Malik places Abu Safiya’s account in a wider structure of detention practices. She writes that he was transferred in June to Rakefet prison, an underground facility that was previously closed as inhumane and later reopened by Israel’s far-right national security minister Itamar Ben-Gvir. In Malik’s telling, prisoners there do not see daylight, which she says violates the Geneva Conventions. The facility’s design — underground, cut off from ordinary visibility — fits a system where the costs of abuse are kept off-budget: not necessarily financially, but reputationally and institutionally.
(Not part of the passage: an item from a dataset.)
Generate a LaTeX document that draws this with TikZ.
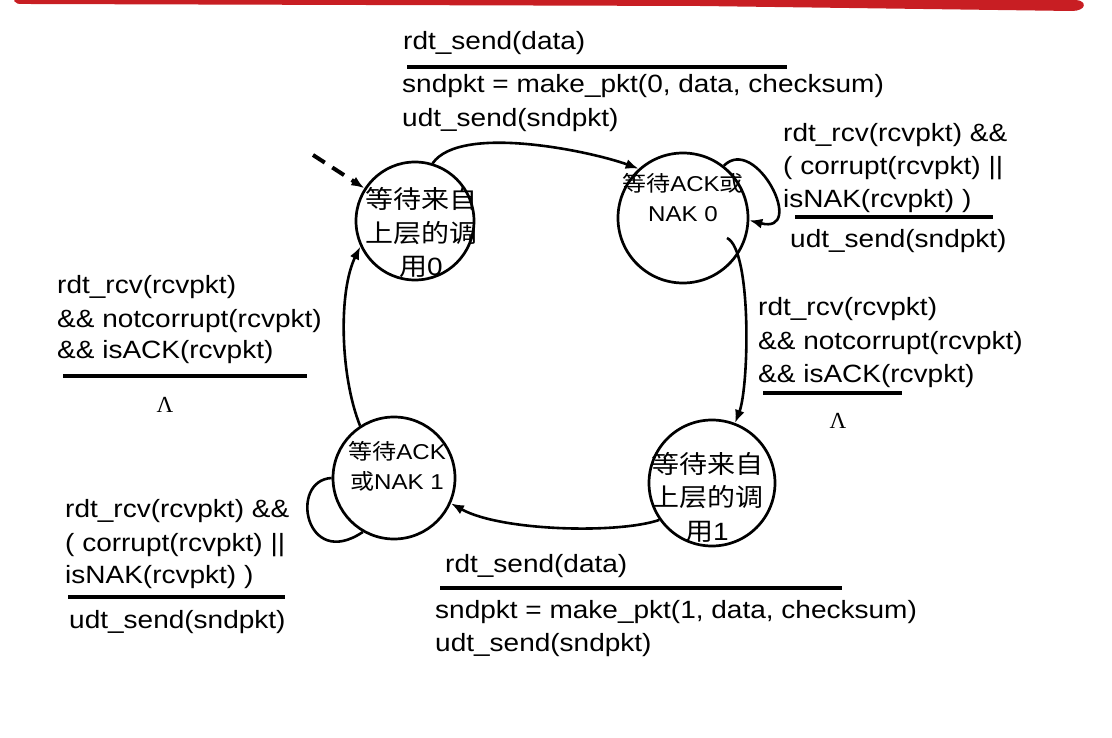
\documentclass[tikz,border=0pt]{standalone}
\usepackage{fontspec}
\setmainfont{Liberation Sans}[FakeStretch=1.12]
\newfontfamily\cjkfont{Noto Sans CJK SC}[FakeStretch=1.12]
\newfontfamily\greekfont{Liberation Serif}
\newcommand{\zh}[1]{{\cjkfont #1}}
\usetikzlibrary{arrows.meta}
\definecolor{slidered}{RGB}{200,30,35}

\begin{document}
\begin{tikzpicture}[x=1pt, y=-1pt, >={Latex[length=13pt,width=10pt]},
  state/.style={circle, draw, line width=2.7pt, inner sep=0pt},
  statetxt/.style={align=center, inner sep=0pt, font=\fontsize{25}{33.5}\selectfont},
  acktxt/.style={align=center, inner sep=0pt, font=\fontsize{21.5}{30}\selectfont},
  txt/.style={anchor=base west, inner sep=0pt, font=\fontsize{25}{33}\selectfont},
  nil/.style={anchor=base, inner sep=0pt, font=\greekfont\fontsize{23}{23}\selectfont},
  bar/.style={line width=3.5pt},
  edge/.style={line width=2.6pt}]
\path[fill=white] (0,0) rectangle (1112,738);
\useasboundingbox (0,0) rectangle (1112,738);
% slide header stroke
\fill[slidered] (14,1) .. controls (14,0) .. (30,0) -- (1076,0) .. controls (1088,1) and (1086,11) .. (1072,11) -- (700,6) -- (30,4) .. controls (16,4) .. (14,1) -- cycle;

% states
\node[state, minimum size=118pt] (s0) at (415,221) {};
\node[state, minimum size=130pt] (n0) at (683,218) {};
\node[state, minimum size=126pt] (s1) at (712,483) {};
\node[state, minimum size=122pt] (n1) at (394,478) {};
\node[statetxt] (s0t) at (421,233) {\zh{等待来自}\\\zh{上层的调}\\\zh{用}0};
\node[acktxt] (n0t) at (683,198) {\zh{等待}ACK\zh{或}\\NAK 0};
\node[statetxt] (s1t) at (707,497) {\zh{等待来自}\\\zh{上层的调}\\\zh{用}1};
\node[acktxt] (n1t) at (397,466) {\zh{等待}ACK\\\zh{或}NAK 1};

% transitions
\coordinate (init) at (313,155);
\coordinate (n0out) at ([shift={(44,20)}]n0.center);
\draw[->, line width=4pt, dash pattern=on 14pt off 9pt] (init) -- (s0);
\draw[edge, ->] (s0.73) .. controls +(28,-40) and +(-46,-17) .. (n0.132);
\draw[edge, ->] (n0out) .. controls +(25,12) and +(14,-36) .. (s1.69);
\draw[edge, ->] (s1.215) .. controls +(-40,14) and +(50,28) .. (n1.-24);
\draw[edge, ->] (n1.123) .. controls +(-20,-50) and +(-22,45) .. (s0.205);
\draw[edge, ->] (n0.52) .. controls +(32,-32) and +(58,15) .. (n0.-2);
\draw[edge] (n1.180) .. controls +(-43,2) and +(-58,39) .. (n1.240);

% top: wait call 0 -> wait ACK 0
\node[txt] (send0) at (403,50) {rdt\_send(data)};
\draw[bar] (407,67) -- (787,67);
\node[txt] (make0) at (402,93) {sndpkt = make\_pkt(0, data, checksum)};
\node[txt] (udt0) at (402,127) {udt\_send(sndpkt)};

% loop at wait ACK 0
\node[txt] (bad0a) at (783,142) {rdt\_rcv(rcvpkt) \&\&};
\node[txt] (bad0b) at (783,175) {( corrupt(rcvpkt) ||};
\node[txt] (bad0c) at (783,208) {isNAK(rcvpkt) )};
\draw[bar] (795,217) -- (993,217);
\node[txt] (resend0) at (790,248) {udt\_send(sndpkt)};

% right: wait ACK 0 -> wait call 1
\node[txt] (ok0a) at (758,316) {rdt\_rcv(rcvpkt)};
\node[txt] (ok0b) at (758,349) {\&\& notcorrupt(rcvpkt)};
\node[txt] (ok0c) at (758,382) {\&\& isACK(rcvpkt)};
\draw[bar] (763,393) -- (902,393);
\node[nil] (nil0) at (838,428) {Λ};

% bottom: wait call 1 -> wait ACK 1
\node[txt] (send1) at (445,572) {rdt\_send(data)};
\draw[bar] (440,588) -- (842,588);
\node[txt] (make1) at (435,618) {sndpkt = make\_pkt(1, data, checksum)};
\node[txt] (udt1) at (435,651) {udt\_send(sndpkt)};

% loop at wait ACK 1
\node[txt] (bad1a) at (65,517) {rdt\_rcv(rcvpkt) \&\&};
\node[txt] (bad1b) at (65,551) {( corrupt(rcvpkt) ||};
\node[txt] (bad1c) at (65,583) {isNAK(rcvpkt) )};
\draw[bar] (68,597) -- (285,597);
\node[txt] (resend1) at (69,628) {udt\_send(sndpkt)};

% left: wait ACK 1 -> wait call 0
\node[txt] (ok1a) at (57,294) {rdt\_rcv(rcvpkt)};
\node[txt] (ok1b) at (57,327) {\&\& notcorrupt(rcvpkt)};
\node[txt] (ok1c) at (57,358) {\&\& isACK(rcvpkt)};
\draw[bar] (63,376) -- (307,376);
\node[nil] (nil1) at (165,412) {Λ};
\end{tikzpicture}
\end{document}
Administrative detention, Malik notes, can be renewed every six months indefinitely, and she puts the number held under it at roughly 3,500, including nearly 200 children. A mechanism framed as temporary and reviewable becomes, in repeated renewals, a parallel track that bypasses the burdens of open prosecution: evidence tests, public hearings, and the risk of acquittal. For security bodies, that reduces friction; for detainees, it replaces a clock with a loop.
The column also describes a separate accounting problem: who is even recorded as being held. Malik cites the Israel-based human rights group HaMoked as trying to trace the whereabouts of almost 2,000 people in Gaza whom eyewitnesses say were detained but never registered, which the organisation considers enforced disappearances. She adds that Israel has for decades withheld Palestinian bodies from families, including some buried in numbered graves in sealed military zones and others held in freezers, and that among them are Palestinians who died in custody without disclosed causes of death.
Abu Safiya’s story is presented as one file in a system that produces both detention and uncertainty — a body in a cell, a body in a freezer, or a name that never enters the ledger. The rally in Tel Aviv, Malik reports, was asking for a release. The state’s paperwork can still say, in effect, that there is no case to answer.